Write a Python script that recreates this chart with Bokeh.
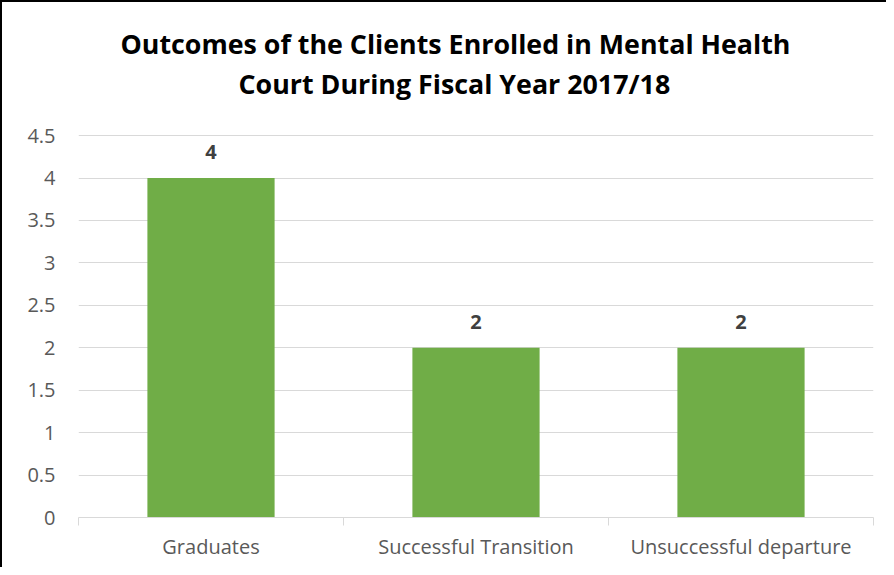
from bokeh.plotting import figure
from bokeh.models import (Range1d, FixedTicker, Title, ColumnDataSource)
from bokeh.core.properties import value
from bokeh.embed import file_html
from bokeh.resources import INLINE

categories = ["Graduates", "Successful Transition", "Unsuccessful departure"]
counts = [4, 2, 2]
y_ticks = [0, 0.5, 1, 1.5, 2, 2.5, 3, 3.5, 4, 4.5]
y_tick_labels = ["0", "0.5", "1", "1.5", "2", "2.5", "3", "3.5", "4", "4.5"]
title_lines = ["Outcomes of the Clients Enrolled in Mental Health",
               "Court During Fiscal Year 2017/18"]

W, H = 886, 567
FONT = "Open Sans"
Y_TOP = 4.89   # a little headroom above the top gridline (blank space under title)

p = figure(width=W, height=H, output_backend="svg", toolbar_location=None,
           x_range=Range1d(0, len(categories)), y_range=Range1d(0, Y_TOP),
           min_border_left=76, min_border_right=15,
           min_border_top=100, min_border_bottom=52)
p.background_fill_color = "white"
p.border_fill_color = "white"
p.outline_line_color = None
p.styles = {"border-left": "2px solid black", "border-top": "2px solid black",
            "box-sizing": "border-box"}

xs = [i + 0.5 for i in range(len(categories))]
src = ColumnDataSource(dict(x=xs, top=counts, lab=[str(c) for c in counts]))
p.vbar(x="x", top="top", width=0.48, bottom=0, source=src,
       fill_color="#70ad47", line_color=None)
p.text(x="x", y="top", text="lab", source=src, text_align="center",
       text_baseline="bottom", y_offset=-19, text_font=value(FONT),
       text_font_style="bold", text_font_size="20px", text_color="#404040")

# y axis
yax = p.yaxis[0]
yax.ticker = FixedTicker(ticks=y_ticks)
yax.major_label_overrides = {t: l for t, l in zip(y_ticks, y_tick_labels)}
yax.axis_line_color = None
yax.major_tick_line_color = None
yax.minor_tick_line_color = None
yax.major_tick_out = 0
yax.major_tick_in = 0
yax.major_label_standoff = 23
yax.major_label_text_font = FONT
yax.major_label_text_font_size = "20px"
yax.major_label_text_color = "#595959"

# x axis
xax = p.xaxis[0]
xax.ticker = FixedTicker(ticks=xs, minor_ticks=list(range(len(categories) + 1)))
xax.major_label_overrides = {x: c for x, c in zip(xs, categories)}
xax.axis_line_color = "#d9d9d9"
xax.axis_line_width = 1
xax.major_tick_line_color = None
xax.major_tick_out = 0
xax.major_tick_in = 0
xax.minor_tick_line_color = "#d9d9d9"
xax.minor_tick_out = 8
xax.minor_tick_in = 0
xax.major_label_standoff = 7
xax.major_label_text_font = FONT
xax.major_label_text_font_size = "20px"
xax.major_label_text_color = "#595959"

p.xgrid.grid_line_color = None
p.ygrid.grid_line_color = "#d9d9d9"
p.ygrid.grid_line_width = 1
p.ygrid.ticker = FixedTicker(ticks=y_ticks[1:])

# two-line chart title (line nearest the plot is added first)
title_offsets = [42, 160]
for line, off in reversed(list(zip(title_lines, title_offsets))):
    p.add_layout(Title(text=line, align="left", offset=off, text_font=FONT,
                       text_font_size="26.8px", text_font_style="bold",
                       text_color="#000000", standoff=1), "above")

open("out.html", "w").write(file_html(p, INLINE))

•••••

* EXERCISE BRIEF *
Reproduce exactly the run of lines that opens the listing and closes with the line holding "Y_TOP = 4.89". Pictures are excluded.

* TASK ANSWER *
Write a Python script that recreates this chart with Bokeh.
from bokeh.plotting import figure
from bokeh.models import (Range1d, FixedTicker, Title, ColumnDataSource)
from bokeh.core.properties import value
from bokeh.embed import file_html
from bokeh.resources import INLINE

categories = ["Graduates", "Successful Transition", "Unsuccessful departure"]
counts = [4, 2, 2]
y_ticks = [0, 0.5, 1, 1.5, 2, 2.5, 3, 3.5, 4, 4.5]
y_tick_labels = ["0", "0.5", "1", "1.5", "2", "2.5", "3", "3.5", "4", "4.5"]
title_lines = ["Outcomes of the Clients Enrolled in Mental Health",
               "Court During Fiscal Year 2017/18"]

W, H = 886, 567
FONT = "Open Sans"
Y_TOP = 4.89   # a little headroom above the top gridline (blank space under title)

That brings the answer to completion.